Breeding for resistance to bean common mosaic virus (BCMV)



Research Adviser: Paul Gepts
Team Leader: Travis Parker –

Conventional cultivars of Phaseolus belong to two major classes, dry beans vs. green beans, and each of these classes includes several market categories. These categories, however, represent only a paltry fraction of the available genetic diversity available for these species. For example, in the US, cultivars of dry beans mainly fall into the pinto, navy, small black, pink, and red kidney types, but other market classes are not represented. The organic industry has identified a business opportunity by focusing on alternative market categories, which often have more vivid seed colors and patterns than existing cultivars.

Seeds with such characteristics are often found among heirloom varieties, which are landraces or obsolete cultivars generally grown on small acreages by specialty producers or in backyard gardens. While these heirloom varieties provide interesting breeding targets and can have interesting agronomic or consumer traits, they are also deficient in other traits; in other words, they do not satisfy modern bean breeding criteria.

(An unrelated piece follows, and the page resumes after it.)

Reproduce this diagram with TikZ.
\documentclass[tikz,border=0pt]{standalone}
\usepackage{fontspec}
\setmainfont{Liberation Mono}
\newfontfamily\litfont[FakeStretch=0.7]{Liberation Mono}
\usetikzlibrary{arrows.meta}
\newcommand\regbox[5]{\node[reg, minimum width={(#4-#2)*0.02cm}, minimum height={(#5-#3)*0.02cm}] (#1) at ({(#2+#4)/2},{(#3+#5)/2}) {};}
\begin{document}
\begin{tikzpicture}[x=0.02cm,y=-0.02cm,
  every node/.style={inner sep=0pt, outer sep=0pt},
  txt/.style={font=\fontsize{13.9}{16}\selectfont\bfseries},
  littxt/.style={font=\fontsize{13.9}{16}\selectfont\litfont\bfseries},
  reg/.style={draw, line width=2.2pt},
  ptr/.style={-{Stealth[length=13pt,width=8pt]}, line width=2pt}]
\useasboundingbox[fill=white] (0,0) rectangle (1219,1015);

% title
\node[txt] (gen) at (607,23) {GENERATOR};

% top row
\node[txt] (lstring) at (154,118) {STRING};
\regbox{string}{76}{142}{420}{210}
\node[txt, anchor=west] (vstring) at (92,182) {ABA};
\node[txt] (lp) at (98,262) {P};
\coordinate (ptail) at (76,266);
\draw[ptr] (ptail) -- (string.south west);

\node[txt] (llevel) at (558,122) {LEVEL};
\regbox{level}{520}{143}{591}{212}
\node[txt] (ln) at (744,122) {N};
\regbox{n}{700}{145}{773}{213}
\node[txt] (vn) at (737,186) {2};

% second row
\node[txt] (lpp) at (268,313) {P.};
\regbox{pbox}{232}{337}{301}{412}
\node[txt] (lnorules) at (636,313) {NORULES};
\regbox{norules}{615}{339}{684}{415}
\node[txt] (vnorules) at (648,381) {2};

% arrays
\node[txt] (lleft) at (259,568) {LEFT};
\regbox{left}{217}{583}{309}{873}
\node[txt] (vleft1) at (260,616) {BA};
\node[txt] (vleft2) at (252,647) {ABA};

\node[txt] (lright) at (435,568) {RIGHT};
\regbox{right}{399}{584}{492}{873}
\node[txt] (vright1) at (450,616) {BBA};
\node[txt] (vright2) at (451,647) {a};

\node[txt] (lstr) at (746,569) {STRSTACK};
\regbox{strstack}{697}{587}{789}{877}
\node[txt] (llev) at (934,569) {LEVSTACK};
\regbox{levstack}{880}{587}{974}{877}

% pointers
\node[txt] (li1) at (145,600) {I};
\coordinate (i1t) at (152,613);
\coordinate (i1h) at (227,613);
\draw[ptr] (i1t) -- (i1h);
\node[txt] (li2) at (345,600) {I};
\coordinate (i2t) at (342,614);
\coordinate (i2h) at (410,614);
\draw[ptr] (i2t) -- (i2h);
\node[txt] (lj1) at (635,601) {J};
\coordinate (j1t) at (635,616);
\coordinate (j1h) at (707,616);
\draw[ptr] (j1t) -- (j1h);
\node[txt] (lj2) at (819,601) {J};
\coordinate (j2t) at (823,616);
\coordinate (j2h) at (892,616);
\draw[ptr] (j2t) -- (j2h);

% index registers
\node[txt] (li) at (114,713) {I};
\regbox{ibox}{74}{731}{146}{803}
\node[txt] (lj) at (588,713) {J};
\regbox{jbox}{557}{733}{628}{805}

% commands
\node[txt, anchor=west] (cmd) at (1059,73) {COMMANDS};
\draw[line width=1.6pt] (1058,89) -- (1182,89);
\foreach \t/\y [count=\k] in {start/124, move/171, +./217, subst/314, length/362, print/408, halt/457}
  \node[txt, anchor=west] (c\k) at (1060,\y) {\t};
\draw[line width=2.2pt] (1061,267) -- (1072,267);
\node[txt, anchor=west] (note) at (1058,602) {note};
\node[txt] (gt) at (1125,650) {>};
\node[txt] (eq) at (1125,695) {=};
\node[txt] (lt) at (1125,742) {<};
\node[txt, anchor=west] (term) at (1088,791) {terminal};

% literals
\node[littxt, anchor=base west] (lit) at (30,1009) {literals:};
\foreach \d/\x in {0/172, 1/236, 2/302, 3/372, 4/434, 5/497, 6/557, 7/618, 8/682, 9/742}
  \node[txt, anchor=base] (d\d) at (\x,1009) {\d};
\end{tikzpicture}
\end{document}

All common bean cultivars released in North America have resistance against Bean Common Mosaic Virus (BCMV), conferred by the dominant allele at the I locus. Given the absence of necrotic strains of the virus (Bean Common Mosaic Necrotic Virus or BCMNV) in the US, and the population-level immunity that the I gene grants against those strains, there is no need to consider the recessive resistance genes bc-0 to bc-3 to protect I-gene-carrying varieties from systemic necrosis.

Introgression of the I gene can take place via marker-assisted backcrossing. The source of the I gene will depend on the genetic background of the target variety, whether Andean of Mesoamerican (different domestications). The I gene has been mapped at one end of chromosome 02 and linked markers, such as SW13 and Bng45, have been identified, which can be used to follow the I gene through successive generations of backcrossing. Following backcrossing, the presence of the I gene resistance has to be confirmed by inoculation, before proceeding to field evaluation of the performance of backcross lines and production of breeder’s seed.

Many heirloom varieties display problematic growth habits. Low-growing plants with long internodes tend to spread into furrows, shortening the timeframe when weeds can be mechanically cultivated from the field. Varieties that set pods on the ground are not conducive to direct harvest, and many of these pods can rot if furrow irrigation is used. Populations that segregate for growth habit can be made by crossing heirlooms with varieties displaying excellent growth habit. The pedigree method can then be used to select individuals with desirable seed characteristics and plant architecture.